= José Guillermo Hay =

Australian conservationalist

José Guillermo (J. G.) Hay was a nature conservationist in New South Wales and Western Australia. Hay owned and developed large landholdings around Lawson in the Blue Mountains during the 1880s and 1890s; a number of properties and features there are named in his honour.

==Biography==
Hay came to Australia from California, and in 1879, purchased 121.4 hectares of land near the Blue Mountain railway station.
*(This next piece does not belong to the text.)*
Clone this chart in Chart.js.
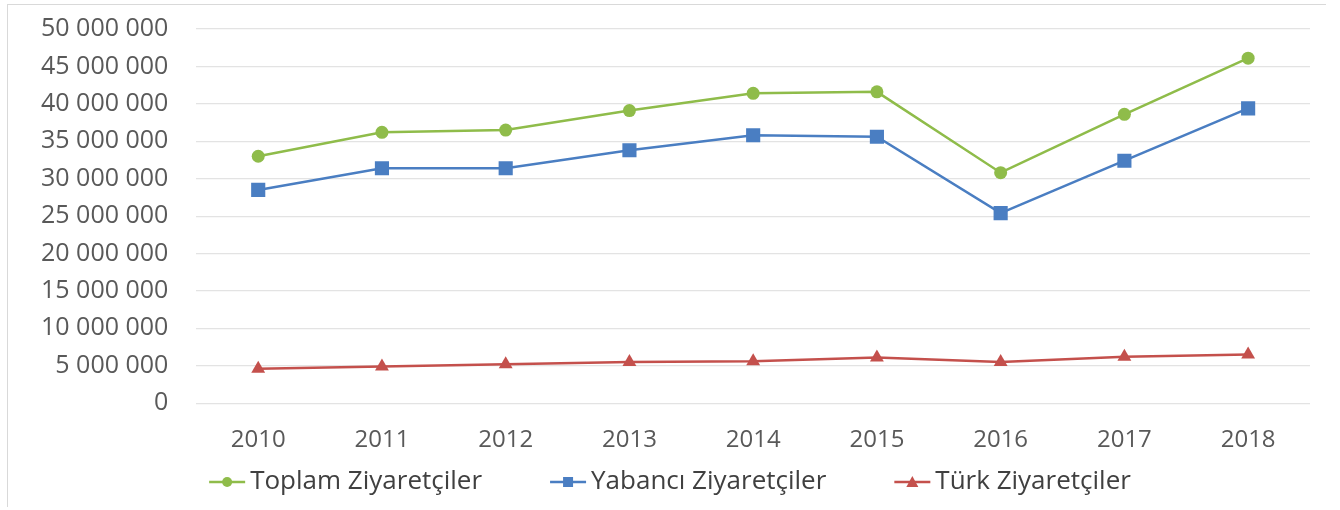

He was appointed a trustee of the reserves in the Lawson area on behalf of the Department in 1880. Hay developed real estate around Lawson, and lived in a landmark building known as "The Sanatorium" (later known as "The Palace") and was involved in various community improvement activities in the district.
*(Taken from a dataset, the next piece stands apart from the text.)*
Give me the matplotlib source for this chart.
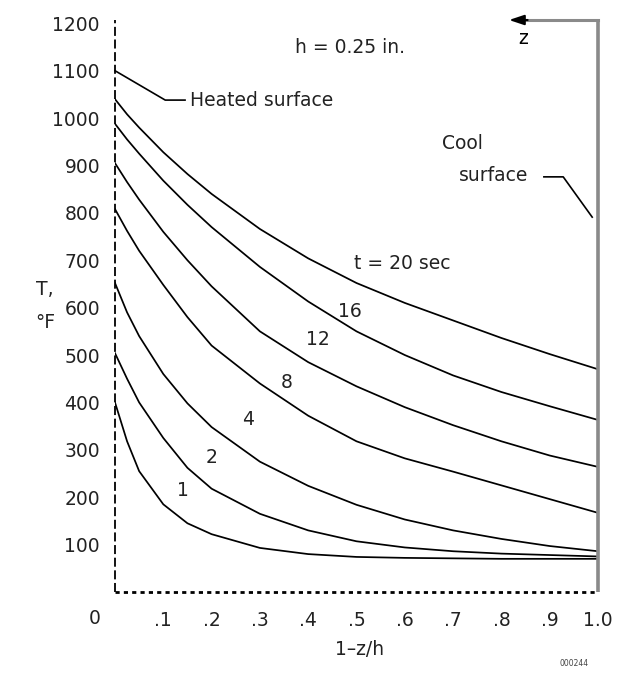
import matplotlib
matplotlib.use("Agg")
import matplotlib.pyplot as plt
import matplotlib.transforms as mtrans

# depth positions (1 - z/h) and temperature profiles, deg F
xs = [0.0, 0.025, 0.05, 0.1, 0.15, 0.2, 0.3, 0.4, 0.5, 0.6, 0.7, 0.8, 0.9, 1.0]
T20 = [1040, 1008, 980, 928, 882, 840, 766, 704, 652, 610, 573, 536, 502, 470]
T16 = [988, 955, 925, 868, 817, 770, 686, 613, 550, 500, 457, 422, 392, 363]
T12 = [905, 865, 828, 760, 700, 645, 550, 485, 434, 390, 352, 318, 288, 264]
T8 = [808, 762, 720, 648, 580, 520, 440, 372, 318, 282, 254, 225, 196, 167]
T4 = [652, 590, 540, 460, 398, 348, 275, 224, 184, 153, 130, 112, 97, 86]
T2 = [504, 450, 400, 325, 262, 218, 165, 130, 107, 94, 86, 81, 78, 75]
T1 = [400, 318, 255, 185, 145, 122, 93, 80, 74, 72, 71, 70, 70, 70]
curves = [T20, T16, T12, T8, T4, T2, T1]

# curve labels and where they sit
lab_txt = ["t = 20 sec", "16", "12", "8", "4", "2", "1"]
lab_x = [0.594, 0.487, 0.42, 0.356, 0.275, 0.2, 0.141]
lab_y = [694, 591, 532, 443, 363, 283, 215]

yticks = [100, 200, 300, 400, 500, 600, 700, 800, 900, 1000, 1100, 1200]
xticks = [0.1, 0.2, 0.3, 0.4, 0.5, 0.6, 0.7, 0.8, 0.9, 1.0]
xlabels = [".1", ".2", ".3", ".4", ".5", ".6", ".7", ".8", ".9", "1.0"]

TOP = 1207
fs = 13.5
tc = "#222222"

fig = plt.figure(figsize=(6.18, 6.75), dpi=100)
ax = fig.add_axes([115/618, 1-592/675, 483/618, 572/675])
ax.set_xlim(0, 1)
ax.set_ylim(0, TOP)
for s in ax.spines.values():
    s.set_visible(False)

for c in curves:
    ax.plot(xs, c, color="black", lw=1.25, solid_joinstyle="round")

for t, x, y in zip(lab_txt, lab_x, lab_y):
    ax.text(x, y, t, fontsize=fs, ha="center", va="center", color=tc)

# frame: dashed left, dotted bottom, grey right (cool surface)
ax.plot([0, 0], [0, TOP], color="black", lw=1.3, ls=(0, (5, 2)), clip_on=False)
ax.plot([0, 1], [0, 0], color="black", lw=2.0, ls=(0, (1.5, 1.5)), clip_on=False)
ax.plot([1, 1], [0, TOP], color="#8a8a8a", lw=2.6, clip_on=False, solid_capstyle="butt")
ax.plot([1, 0.85], [TOP, TOP], color="#8a8a8a", lw=2.2, clip_on=False)
ax.annotate("", xy=(0.81, TOP), xytext=(0.86, TOP),
            arrowprops=dict(arrowstyle="-|>,head_length=0.9,head_width=0.3",
                            color="black", lw=1.5), annotation_clip=False)
ax.text(0.845, 1169, "z", fontsize=fs, ha="center", va="center")

ax.set_yticks(yticks)
ax.set_yticklabels([str(v) for v in yticks])
ax.set_xticks(xticks)
ax.set_xticklabels(xlabels)
ax.tick_params(axis="y", length=0, pad=10.8, labelsize=fs, labelcolor=tc)
ax.tick_params(axis="x", length=0, pad=13.5, labelsize=fs, labelcolor=tc)
trans = mtrans.blended_transform_factory(ax.transData, ax.transAxes)
ax.text(-0.042, -0.0455, "0", transform=trans, fontsize=fs, ha="center", va="center",
        color=tc)

ax.text(0.507, -0.10, "1\u2013z/h", transform=trans, fontsize=fs, ha="center",
        va="center", color=tc)
fig.text(45/618, 1-290/675, "T,", fontsize=fs, ha="center", va="center", color=tc)
fig.text(45/618, 1-322/675, "\u00b0F", fontsize=fs, ha="center", va="center", color=tc)

ax.text(0.373, 1148, "h = 0.25 in.", fontsize=fs, ha="left", va="center", color=tc)

# heated surface leader
ax.plot([0, 0.104, 0.145], [1100, 1038, 1038], color="black", lw=1.2, clip_on=False)
ax.text(0.155, 1038, "Heated surface", fontsize=fs, ha="left", va="center", color=tc)

# cool surface leader
ax.text(0.72, 947, "Cool", fontsize=fs, ha="center", va="center", color=tc)
ax.text(0.783, 878, "surface", fontsize=fs, ha="center", va="center", color=tc)
ax.plot([0.888, 0.928, 0.988], [876, 876, 791], color="black", lw=1.2)

fig.text(574/618, 1-663/675, "000244", fontsize=5.5, ha="center", va="center", color="#444444")

fig.savefig("out.png", dpi=100)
In about 1899, he moved with his family to Western Australia, selling much of his Lawson properties.

In 1906, Hay presented a paper to the West Australian Natural History Society titled The visit of Charles Fraser (the Colonial Botanist of New South Wales) to the Swan River in 1827, with his opinion on the suitableness of the district for a settlement; together with copious notes by J. G. Hay; to which is added The Journal of H.M.S. Success, Captain James Stirling, on the above occasion.

Hay founded the Gould League of Bird Protection in Western Australia in about 1906 and was a natural environment campaigner, lobbying for the creation of Western Australia's first flora and fauna reserve at North Dandalup in 1910.